[Plotting code records]
# # # # # # #
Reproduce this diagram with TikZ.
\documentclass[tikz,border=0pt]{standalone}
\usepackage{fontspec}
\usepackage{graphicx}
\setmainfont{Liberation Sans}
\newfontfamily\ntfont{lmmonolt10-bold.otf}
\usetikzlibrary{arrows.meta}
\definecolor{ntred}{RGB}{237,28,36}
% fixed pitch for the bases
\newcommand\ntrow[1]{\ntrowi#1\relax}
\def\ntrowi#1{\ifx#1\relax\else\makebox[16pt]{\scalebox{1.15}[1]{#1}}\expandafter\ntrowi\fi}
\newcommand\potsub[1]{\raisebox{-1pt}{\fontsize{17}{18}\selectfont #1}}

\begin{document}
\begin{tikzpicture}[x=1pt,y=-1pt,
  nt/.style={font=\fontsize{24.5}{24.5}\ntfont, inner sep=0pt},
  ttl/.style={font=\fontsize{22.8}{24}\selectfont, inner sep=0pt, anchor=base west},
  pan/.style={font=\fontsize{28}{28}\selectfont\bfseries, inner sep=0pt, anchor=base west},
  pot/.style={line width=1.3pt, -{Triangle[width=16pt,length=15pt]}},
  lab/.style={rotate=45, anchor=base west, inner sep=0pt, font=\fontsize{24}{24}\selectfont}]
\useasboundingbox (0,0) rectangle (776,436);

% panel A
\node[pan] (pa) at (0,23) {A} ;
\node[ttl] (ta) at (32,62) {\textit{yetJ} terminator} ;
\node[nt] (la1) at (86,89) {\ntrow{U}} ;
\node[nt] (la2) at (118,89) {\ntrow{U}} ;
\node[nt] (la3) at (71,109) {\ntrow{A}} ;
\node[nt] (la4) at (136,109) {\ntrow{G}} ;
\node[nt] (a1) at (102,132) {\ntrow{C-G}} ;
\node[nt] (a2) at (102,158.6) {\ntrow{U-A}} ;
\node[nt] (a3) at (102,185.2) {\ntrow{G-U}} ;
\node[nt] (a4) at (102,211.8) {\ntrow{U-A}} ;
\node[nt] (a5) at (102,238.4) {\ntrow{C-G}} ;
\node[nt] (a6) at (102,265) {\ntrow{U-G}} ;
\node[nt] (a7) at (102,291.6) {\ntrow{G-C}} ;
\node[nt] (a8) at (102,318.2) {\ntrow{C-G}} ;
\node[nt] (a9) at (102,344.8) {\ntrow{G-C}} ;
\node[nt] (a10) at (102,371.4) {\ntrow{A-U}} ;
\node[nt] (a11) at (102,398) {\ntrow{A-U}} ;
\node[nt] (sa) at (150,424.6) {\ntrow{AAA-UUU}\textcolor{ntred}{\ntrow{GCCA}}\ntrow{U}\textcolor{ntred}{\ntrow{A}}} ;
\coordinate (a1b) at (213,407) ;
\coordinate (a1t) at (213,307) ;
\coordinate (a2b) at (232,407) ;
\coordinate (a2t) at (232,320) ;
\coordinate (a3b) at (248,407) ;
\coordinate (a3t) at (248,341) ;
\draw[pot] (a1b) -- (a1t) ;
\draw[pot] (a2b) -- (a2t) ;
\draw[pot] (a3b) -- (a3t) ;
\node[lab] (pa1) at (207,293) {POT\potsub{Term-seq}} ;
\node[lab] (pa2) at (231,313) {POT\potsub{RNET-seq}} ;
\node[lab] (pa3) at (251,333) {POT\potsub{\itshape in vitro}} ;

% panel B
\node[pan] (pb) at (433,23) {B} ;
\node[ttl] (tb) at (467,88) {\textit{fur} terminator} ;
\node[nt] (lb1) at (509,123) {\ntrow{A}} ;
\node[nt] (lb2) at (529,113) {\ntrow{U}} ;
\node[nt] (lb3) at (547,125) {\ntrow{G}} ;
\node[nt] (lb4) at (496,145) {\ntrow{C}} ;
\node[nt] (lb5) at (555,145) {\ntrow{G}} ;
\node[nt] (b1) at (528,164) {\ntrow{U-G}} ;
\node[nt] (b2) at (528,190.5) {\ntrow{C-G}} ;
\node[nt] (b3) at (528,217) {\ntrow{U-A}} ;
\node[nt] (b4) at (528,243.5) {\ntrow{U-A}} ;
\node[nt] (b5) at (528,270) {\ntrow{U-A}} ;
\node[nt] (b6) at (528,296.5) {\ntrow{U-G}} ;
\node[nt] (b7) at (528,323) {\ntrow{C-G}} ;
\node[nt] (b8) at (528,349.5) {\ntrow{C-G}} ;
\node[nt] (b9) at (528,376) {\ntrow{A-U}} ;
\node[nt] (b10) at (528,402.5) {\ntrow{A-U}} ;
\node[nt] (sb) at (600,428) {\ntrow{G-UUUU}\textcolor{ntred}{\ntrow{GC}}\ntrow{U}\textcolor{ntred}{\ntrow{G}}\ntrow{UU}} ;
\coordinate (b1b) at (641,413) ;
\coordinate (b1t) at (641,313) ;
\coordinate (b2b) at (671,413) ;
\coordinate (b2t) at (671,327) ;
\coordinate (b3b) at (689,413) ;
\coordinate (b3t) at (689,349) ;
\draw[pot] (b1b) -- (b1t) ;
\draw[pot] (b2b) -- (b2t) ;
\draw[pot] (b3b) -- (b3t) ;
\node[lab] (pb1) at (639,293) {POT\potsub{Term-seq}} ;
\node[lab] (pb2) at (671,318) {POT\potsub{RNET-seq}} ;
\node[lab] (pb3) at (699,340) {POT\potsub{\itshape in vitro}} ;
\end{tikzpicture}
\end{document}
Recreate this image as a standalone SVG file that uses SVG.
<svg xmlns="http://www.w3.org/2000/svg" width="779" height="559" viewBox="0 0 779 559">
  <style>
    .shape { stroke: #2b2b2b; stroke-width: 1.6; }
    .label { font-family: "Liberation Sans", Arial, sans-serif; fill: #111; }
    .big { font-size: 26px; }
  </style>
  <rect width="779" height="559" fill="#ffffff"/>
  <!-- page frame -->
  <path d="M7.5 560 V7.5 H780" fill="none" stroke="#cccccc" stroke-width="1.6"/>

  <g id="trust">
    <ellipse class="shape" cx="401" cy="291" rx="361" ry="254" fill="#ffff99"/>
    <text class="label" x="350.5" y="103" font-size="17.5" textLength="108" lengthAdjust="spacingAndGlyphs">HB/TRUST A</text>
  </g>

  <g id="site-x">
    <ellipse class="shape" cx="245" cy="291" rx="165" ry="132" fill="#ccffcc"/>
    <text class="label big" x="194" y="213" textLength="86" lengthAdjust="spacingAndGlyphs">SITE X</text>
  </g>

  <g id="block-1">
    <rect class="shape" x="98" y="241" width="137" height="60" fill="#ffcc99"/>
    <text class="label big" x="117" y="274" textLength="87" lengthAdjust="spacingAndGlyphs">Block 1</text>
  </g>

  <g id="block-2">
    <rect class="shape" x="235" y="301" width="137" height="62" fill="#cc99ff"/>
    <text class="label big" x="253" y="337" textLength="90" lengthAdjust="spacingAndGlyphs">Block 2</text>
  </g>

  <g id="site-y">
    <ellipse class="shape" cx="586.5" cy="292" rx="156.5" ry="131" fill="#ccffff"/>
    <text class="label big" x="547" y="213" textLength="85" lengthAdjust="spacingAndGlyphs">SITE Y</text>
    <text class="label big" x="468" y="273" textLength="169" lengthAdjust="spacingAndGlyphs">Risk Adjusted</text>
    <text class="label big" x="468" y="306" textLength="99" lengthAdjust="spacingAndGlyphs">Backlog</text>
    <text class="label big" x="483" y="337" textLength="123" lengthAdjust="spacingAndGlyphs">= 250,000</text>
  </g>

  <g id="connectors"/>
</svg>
# # # # # # #
*Problem description*. Write out all records exactly, keeping every detail.

*Answer for this exercise*.
Reproduce this diagram with TikZ.
\documentclass[tikz,border=0pt]{standalone}
\usepackage{fontspec}
\usepackage{graphicx}
\setmainfont{Liberation Sans}
\newfontfamily\ntfont{lmmonolt10-bold.otf}
\usetikzlibrary{arrows.meta}
\definecolor{ntred}{RGB}{237,28,36}
% fixed pitch for the bases
\newcommand\ntrow[1]{\ntrowi#1\relax}
\def\ntrowi#1{\ifx#1\relax\else\makebox[16pt]{\scalebox{1.15}[1]{#1}}\expandafter\ntrowi\fi}
\newcommand\potsub[1]{\raisebox{-1pt}{\fontsize{17}{18}\selectfont #1}}

\begin{document}
\begin{tikzpicture}[x=1pt,y=-1pt,
  nt/.style={font=\fontsize{24.5}{24.5}\ntfont, inner sep=0pt},
  ttl/.style={font=\fontsize{22.8}{24}\selectfont, inner sep=0pt, anchor=base west},
  pan/.style={font=\fontsize{28}{28}\selectfont\bfseries, inner sep=0pt, anchor=base west},
  pot/.style={line width=1.3pt, -{Triangle[width=16pt,length=15pt]}},
  lab/.style={rotate=45, anchor=base west, inner sep=0pt, font=\fontsize{24}{24}\selectfont}]
\useasboundingbox (0,0) rectangle (776,436);

% panel A
\node[pan] (pa) at (0,23) {A} ;
\node[ttl] (ta) at (32,62) {\textit{yetJ} terminator} ;
\node[nt] (la1) at (86,89) {\ntrow{U}} ;
\node[nt] (la2) at (118,89) {\ntrow{U}} ;
\node[nt] (la3) at (71,109) {\ntrow{A}} ;
\node[nt] (la4) at (136,109) {\ntrow{G}} ;
\node[nt] (a1) at (102,132) {\ntrow{C-G}} ;
\node[nt] (a2) at (102,158.6) {\ntrow{U-A}} ;
\node[nt] (a3) at (102,185.2) {\ntrow{G-U}} ;
\node[nt] (a4) at (102,211.8) {\ntrow{U-A}} ;
\node[nt] (a5) at (102,238.4) {\ntrow{C-G}} ;
\node[nt] (a6) at (102,265) {\ntrow{U-G}} ;
\node[nt] (a7) at (102,291.6) {\ntrow{G-C}} ;
\node[nt] (a8) at (102,318.2) {\ntrow{C-G}} ;
\node[nt] (a9) at (102,344.8) {\ntrow{G-C}} ;
\node[nt] (a10) at (102,371.4) {\ntrow{A-U}} ;
\node[nt] (a11) at (102,398) {\ntrow{A-U}} ;
\node[nt] (sa) at (150,424.6) {\ntrow{AAA-UUU}\textcolor{ntred}{\ntrow{GCCA}}\ntrow{U}\textcolor{ntred}{\ntrow{A}}} ;
\coordinate (a1b) at (213,407) ;
\coordinate (a1t) at (213,307) ;
\coordinate (a2b) at (232,407) ;
\coordinate (a2t) at (232,320) ;
\coordinate (a3b) at (248,407) ;
\coordinate (a3t) at (248,341) ;
\draw[pot] (a1b) -- (a1t) ;
\draw[pot] (a2b) -- (a2t) ;
\draw[pot] (a3b) -- (a3t) ;
\node[lab] (pa1) at (207,293) {POT\potsub{Term-seq}} ;
\node[lab] (pa2) at (231,313) {POT\potsub{RNET-seq}} ;
\node[lab] (pa3) at (251,333) {POT\potsub{\itshape in vitro}} ;

% panel B
\node[pan] (pb) at (433,23) {B} ;
\node[ttl] (tb) at (467,88) {\textit{fur} terminator} ;
\node[nt] (lb1) at (509,123) {\ntrow{A}} ;
\node[nt] (lb2) at (529,113) {\ntrow{U}} ;
\node[nt] (lb3) at (547,125) {\ntrow{G}} ;
\node[nt] (lb4) at (496,145) {\ntrow{C}} ;
\node[nt] (lb5) at (555,145) {\ntrow{G}} ;
\node[nt] (b1) at (528,164) {\ntrow{U-G}} ;
\node[nt] (b2) at (528,190.5) {\ntrow{C-G}} ;
\node[nt] (b3) at (528,217) {\ntrow{U-A}} ;
\node[nt] (b4) at (528,243.5) {\ntrow{U-A}} ;
\node[nt] (b5) at (528,270) {\ntrow{U-A}} ;
\node[nt] (b6) at (528,296.5) {\ntrow{U-G}} ;
\node[nt] (b7) at (528,323) {\ntrow{C-G}} ;
\node[nt] (b8) at (528,349.5) {\ntrow{C-G}} ;
\node[nt] (b9) at (528,376) {\ntrow{A-U}} ;
\node[nt] (b10) at (528,402.5) {\ntrow{A-U}} ;
\node[nt] (sb) at (600,428) {\ntrow{G-UUUU}\textcolor{ntred}{\ntrow{GC}}\ntrow{U}\textcolor{ntred}{\ntrow{G}}\ntrow{UU}} ;
\coordinate (b1b) at (641,413) ;
\coordinate (b1t) at (641,313) ;
\coordinate (b2b) at (671,413) ;
\coordinate (b2t) at (671,327) ;
\coordinate (b3b) at (689,413) ;
\coordinate (b3t) at (689,349) ;
\draw[pot] (b1b) -- (b1t) ;
\draw[pot] (b2b) -- (b2t) ;
\draw[pot] (b3b) -- (b3t) ;
\node[lab] (pb1) at (639,293) {POT\potsub{Term-seq}} ;
\node[lab] (pb2) at (671,318) {POT\potsub{RNET-seq}} ;
\node[lab] (pb3) at (699,340) {POT\potsub{\itshape in vitro}} ;
\end{tikzpicture}
\end{document}
Recreate this image as a standalone SVG file that uses SVG.
<svg xmlns="http://www.w3.org/2000/svg" width="779" height="559" viewBox="0 0 779 559">
  <style>
    .shape { stroke: #2b2b2b; stroke-width: 1.6; }
    .label { font-family: "Liberation Sans", Arial, sans-serif; fill: #111; }
    .big { font-size: 26px; }
  </style>
  <rect width="779" height="559" fill="#ffffff"/>
  <!-- page frame -->
  <path d="M7.5 560 V7.5 H780" fill="none" stroke="#cccccc" stroke-width="1.6"/>

  <g id="trust">
    <ellipse class="shape" cx="401" cy="291" rx="361" ry="254" fill="#ffff99"/>
    <text class="label" x="350.5" y="103" font-size="17.5" textLength="108" lengthAdjust="spacingAndGlyphs">HB/TRUST A</text>
  </g>

  <g id="site-x">
    <ellipse class="shape" cx="245" cy="291" rx="165" ry="132" fill="#ccffcc"/>
    <text class="label big" x="194" y="213" textLength="86" lengthAdjust="spacingAndGlyphs">SITE X</text>
  </g>

  <g id="block-1">
    <rect class="shape" x="98" y="241" width="137" height="60" fill="#ffcc99"/>
    <text class="label big" x="117" y="274" textLength="87" lengthAdjust="spacingAndGlyphs">Block 1</text>
  </g>

  <g id="block-2">
    <rect class="shape" x="235" y="301" width="137" height="62" fill="#cc99ff"/>
    <text class="label big" x="253" y="337" textLength="90" lengthAdjust="spacingAndGlyphs">Block 2</text>
  </g>

  <g id="site-y">
    <ellipse class="shape" cx="586.5" cy="292" rx="156.5" ry="131" fill="#ccffff"/>
    <text class="label big" x="547" y="213" textLength="85" lengthAdjust="spacingAndGlyphs">SITE Y</text>
    <text class="label big" x="468" y="273" textLength="169" lengthAdjust="spacingAndGlyphs">Risk Adjusted</text>
    <text class="label big" x="468" y="306" textLength="99" lengthAdjust="spacingAndGlyphs">Backlog</text>
    <text class="label big" x="483" y="337" textLength="123" lengthAdjust="spacingAndGlyphs">= 250,000</text>
  </g>

  <g id="connectors"/>
</svg>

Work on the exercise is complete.